## TASK DETAILS
Restate word for word the lines of the data below, from the first through the one that has "from matplotlib.colors import".

## SOURCE EXCERPT
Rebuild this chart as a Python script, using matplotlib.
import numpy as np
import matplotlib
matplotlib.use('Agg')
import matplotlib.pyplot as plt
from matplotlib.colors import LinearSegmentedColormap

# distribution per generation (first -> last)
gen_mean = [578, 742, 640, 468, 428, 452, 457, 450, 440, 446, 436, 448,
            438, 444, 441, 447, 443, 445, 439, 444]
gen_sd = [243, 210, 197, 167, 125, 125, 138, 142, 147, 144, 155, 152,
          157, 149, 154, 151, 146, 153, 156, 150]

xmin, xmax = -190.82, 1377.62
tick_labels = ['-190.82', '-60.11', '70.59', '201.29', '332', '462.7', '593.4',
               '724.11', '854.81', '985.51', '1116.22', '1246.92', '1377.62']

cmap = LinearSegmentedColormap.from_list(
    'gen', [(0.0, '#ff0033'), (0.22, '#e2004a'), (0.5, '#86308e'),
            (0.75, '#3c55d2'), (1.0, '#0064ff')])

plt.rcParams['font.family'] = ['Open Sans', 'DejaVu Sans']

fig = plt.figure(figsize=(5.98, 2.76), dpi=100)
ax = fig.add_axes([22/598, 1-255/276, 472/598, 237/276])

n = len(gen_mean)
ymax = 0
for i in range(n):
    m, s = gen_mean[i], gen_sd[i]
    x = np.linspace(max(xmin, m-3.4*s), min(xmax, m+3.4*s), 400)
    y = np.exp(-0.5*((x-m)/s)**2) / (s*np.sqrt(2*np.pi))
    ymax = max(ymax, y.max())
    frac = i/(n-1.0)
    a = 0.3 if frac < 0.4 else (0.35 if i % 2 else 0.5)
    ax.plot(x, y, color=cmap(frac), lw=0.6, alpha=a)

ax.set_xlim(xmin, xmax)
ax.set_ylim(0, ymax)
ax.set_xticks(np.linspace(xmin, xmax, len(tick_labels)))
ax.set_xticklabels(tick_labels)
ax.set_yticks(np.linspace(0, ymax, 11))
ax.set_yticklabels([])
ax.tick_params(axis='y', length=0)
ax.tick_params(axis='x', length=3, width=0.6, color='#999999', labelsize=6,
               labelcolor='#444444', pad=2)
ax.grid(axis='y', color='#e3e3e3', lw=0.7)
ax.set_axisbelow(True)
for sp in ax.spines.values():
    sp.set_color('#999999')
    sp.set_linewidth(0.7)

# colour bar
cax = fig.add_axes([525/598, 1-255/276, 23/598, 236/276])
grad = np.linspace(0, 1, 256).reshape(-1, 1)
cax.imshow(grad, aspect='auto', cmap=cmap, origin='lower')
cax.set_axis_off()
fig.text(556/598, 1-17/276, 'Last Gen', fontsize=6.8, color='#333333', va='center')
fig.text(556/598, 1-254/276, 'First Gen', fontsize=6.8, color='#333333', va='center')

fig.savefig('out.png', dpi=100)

## EXERCISE RESPONSE
Rebuild this chart as a Python script, using matplotlib.
import numpy as np
import matplotlib
matplotlib.use('Agg')
import matplotlib.pyplot as plt
from matplotlib.colors import LinearSegmentedColormap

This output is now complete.